Written request:
Below are records. Count every line containing the word "this" and give the number alone.

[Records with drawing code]

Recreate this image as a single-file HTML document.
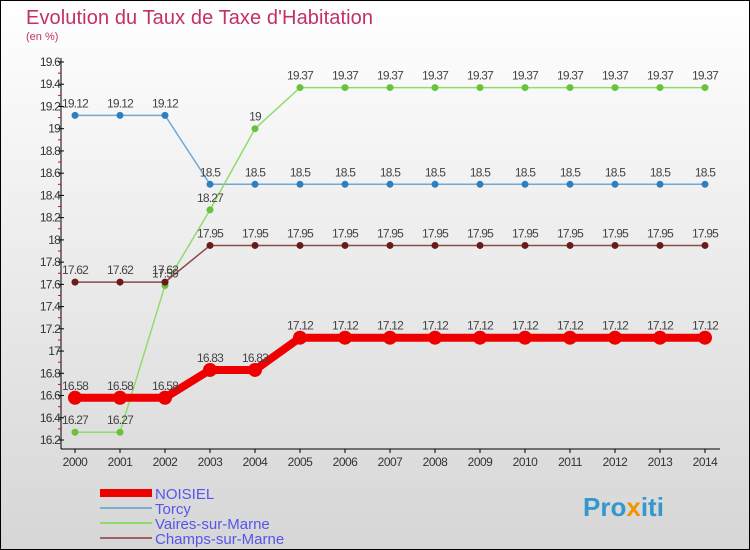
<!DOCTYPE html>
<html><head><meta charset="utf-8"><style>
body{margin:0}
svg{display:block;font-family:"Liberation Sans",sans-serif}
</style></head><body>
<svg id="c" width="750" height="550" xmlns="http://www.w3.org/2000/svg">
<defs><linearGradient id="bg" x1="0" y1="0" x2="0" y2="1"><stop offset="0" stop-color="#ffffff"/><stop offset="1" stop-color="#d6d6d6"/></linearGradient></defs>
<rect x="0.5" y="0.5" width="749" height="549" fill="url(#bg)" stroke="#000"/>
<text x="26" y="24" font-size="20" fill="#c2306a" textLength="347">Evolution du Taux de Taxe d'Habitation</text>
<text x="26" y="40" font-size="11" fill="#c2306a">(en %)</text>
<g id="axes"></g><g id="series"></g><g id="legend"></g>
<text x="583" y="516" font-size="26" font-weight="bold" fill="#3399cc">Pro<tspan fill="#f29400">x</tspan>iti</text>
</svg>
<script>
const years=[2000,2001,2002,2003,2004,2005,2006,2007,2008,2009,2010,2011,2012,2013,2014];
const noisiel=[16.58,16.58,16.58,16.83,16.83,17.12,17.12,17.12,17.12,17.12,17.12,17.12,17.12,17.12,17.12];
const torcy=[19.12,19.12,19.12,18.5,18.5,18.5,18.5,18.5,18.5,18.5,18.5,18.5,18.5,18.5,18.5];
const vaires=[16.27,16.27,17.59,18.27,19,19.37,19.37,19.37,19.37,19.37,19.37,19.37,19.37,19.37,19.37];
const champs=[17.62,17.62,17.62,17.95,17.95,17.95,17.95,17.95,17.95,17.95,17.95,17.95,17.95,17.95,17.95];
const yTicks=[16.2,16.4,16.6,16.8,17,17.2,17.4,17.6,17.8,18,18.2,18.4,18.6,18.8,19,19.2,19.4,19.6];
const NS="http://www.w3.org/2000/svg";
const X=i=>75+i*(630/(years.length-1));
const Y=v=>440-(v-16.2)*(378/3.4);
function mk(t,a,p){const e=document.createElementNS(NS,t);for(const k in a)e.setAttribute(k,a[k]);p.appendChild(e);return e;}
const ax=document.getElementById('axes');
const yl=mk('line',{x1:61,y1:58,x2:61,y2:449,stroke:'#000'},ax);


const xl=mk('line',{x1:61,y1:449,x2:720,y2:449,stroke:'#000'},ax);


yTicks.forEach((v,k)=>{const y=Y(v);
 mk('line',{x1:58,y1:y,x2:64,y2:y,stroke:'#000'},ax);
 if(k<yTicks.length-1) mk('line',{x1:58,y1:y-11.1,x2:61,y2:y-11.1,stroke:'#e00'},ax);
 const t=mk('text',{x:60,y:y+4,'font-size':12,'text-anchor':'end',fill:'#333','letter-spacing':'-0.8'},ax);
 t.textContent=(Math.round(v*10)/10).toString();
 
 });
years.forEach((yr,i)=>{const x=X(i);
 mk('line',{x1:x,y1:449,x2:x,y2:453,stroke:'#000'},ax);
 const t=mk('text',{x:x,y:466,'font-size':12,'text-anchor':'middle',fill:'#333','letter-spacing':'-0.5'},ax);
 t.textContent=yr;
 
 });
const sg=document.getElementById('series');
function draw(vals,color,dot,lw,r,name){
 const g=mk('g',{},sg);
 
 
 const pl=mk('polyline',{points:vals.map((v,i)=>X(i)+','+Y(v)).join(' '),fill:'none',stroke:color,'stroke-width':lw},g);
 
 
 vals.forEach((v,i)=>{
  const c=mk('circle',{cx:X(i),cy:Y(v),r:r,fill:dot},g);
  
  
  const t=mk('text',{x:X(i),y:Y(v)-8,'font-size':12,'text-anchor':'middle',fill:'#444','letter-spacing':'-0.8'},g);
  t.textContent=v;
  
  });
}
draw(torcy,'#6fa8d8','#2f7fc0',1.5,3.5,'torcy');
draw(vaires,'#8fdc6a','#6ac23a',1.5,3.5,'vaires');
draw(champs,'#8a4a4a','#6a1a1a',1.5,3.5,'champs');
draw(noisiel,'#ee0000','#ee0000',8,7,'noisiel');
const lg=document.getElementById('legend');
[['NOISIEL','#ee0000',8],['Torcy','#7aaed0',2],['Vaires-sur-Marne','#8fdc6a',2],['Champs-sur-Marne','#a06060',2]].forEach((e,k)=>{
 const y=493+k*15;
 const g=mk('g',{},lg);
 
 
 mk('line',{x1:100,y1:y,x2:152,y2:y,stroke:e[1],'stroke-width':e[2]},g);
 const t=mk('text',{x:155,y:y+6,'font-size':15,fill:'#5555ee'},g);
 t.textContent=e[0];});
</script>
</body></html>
...
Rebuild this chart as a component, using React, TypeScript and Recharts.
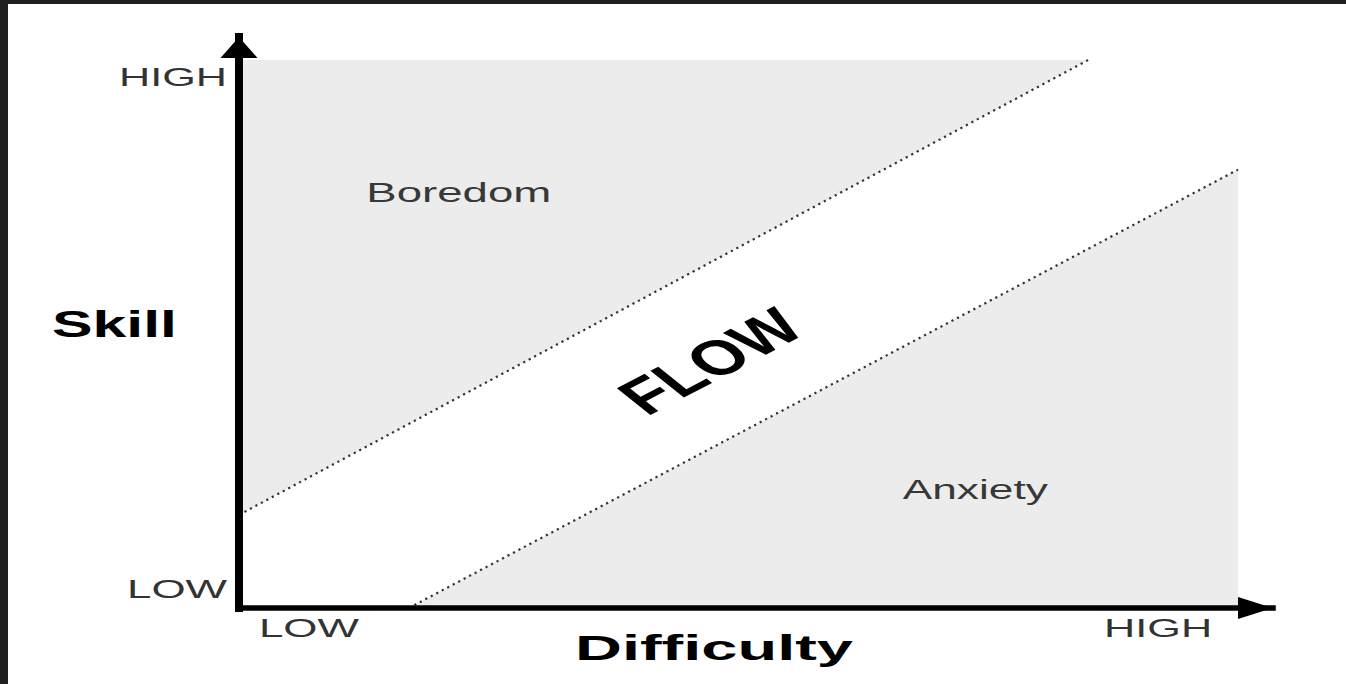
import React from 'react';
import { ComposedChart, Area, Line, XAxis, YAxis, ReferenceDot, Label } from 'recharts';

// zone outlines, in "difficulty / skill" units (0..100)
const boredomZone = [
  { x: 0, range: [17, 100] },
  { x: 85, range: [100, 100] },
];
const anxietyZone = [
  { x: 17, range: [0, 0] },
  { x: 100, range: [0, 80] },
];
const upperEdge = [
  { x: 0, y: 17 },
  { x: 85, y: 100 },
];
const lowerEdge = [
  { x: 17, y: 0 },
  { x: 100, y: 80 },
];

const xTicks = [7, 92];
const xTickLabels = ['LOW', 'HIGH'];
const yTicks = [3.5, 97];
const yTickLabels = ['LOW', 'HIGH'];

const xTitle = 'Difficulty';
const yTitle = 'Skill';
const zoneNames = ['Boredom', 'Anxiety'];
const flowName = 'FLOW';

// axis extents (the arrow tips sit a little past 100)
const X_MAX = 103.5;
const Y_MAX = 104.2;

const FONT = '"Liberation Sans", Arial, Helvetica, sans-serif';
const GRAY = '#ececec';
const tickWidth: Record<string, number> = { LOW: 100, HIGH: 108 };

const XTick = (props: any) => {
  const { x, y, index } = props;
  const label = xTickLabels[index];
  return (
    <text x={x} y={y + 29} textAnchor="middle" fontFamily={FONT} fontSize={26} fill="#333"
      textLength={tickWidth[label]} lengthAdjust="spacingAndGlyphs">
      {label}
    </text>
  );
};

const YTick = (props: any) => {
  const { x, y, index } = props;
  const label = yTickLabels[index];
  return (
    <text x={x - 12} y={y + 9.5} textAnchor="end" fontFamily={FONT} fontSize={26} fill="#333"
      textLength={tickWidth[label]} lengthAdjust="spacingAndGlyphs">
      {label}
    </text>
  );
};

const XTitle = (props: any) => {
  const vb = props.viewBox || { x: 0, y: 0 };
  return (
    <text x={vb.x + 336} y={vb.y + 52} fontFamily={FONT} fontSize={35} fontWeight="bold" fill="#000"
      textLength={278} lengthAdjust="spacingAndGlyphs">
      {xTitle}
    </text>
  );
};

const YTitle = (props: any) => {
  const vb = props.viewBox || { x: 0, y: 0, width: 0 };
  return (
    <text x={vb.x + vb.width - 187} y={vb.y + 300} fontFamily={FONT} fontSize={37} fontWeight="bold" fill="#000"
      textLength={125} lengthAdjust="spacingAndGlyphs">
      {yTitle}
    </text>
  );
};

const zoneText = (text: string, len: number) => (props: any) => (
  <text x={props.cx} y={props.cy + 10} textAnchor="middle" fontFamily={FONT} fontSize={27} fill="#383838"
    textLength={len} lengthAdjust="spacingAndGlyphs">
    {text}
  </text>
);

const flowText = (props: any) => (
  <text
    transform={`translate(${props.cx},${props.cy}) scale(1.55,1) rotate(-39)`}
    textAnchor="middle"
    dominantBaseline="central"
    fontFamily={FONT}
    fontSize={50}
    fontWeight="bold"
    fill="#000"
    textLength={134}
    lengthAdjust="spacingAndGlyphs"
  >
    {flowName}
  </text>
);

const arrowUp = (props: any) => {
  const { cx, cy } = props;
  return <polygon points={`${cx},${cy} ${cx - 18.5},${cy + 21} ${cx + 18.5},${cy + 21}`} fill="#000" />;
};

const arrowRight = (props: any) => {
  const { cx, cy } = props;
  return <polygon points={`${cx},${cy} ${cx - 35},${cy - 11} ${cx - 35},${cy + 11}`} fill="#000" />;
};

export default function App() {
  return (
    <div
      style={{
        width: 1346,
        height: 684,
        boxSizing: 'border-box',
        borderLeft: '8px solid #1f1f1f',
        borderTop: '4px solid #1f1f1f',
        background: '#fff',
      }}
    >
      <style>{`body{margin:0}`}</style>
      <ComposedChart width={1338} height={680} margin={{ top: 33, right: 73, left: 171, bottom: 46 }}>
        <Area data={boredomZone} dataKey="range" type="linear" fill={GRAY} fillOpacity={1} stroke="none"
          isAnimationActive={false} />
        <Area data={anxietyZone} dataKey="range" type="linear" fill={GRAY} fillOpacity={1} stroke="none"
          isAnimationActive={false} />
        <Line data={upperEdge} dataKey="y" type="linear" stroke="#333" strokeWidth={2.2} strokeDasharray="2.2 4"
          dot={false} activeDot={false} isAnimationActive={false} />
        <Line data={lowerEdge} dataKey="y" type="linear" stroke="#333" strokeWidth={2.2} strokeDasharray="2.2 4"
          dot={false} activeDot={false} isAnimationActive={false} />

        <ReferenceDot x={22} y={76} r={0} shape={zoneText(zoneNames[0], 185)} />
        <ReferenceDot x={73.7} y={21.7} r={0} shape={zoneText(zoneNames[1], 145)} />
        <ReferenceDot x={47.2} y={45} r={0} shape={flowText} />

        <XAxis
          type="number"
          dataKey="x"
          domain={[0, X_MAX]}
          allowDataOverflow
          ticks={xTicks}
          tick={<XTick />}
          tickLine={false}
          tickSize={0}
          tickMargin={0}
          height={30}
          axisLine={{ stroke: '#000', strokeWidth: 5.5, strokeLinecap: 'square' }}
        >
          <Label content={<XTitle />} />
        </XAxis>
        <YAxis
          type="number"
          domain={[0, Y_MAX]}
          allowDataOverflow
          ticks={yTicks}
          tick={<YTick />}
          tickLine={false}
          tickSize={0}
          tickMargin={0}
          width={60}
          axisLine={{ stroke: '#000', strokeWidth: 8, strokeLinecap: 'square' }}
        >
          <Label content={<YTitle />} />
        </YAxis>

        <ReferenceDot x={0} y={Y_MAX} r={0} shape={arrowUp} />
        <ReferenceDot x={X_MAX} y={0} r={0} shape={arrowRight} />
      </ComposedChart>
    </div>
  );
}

Solution:
2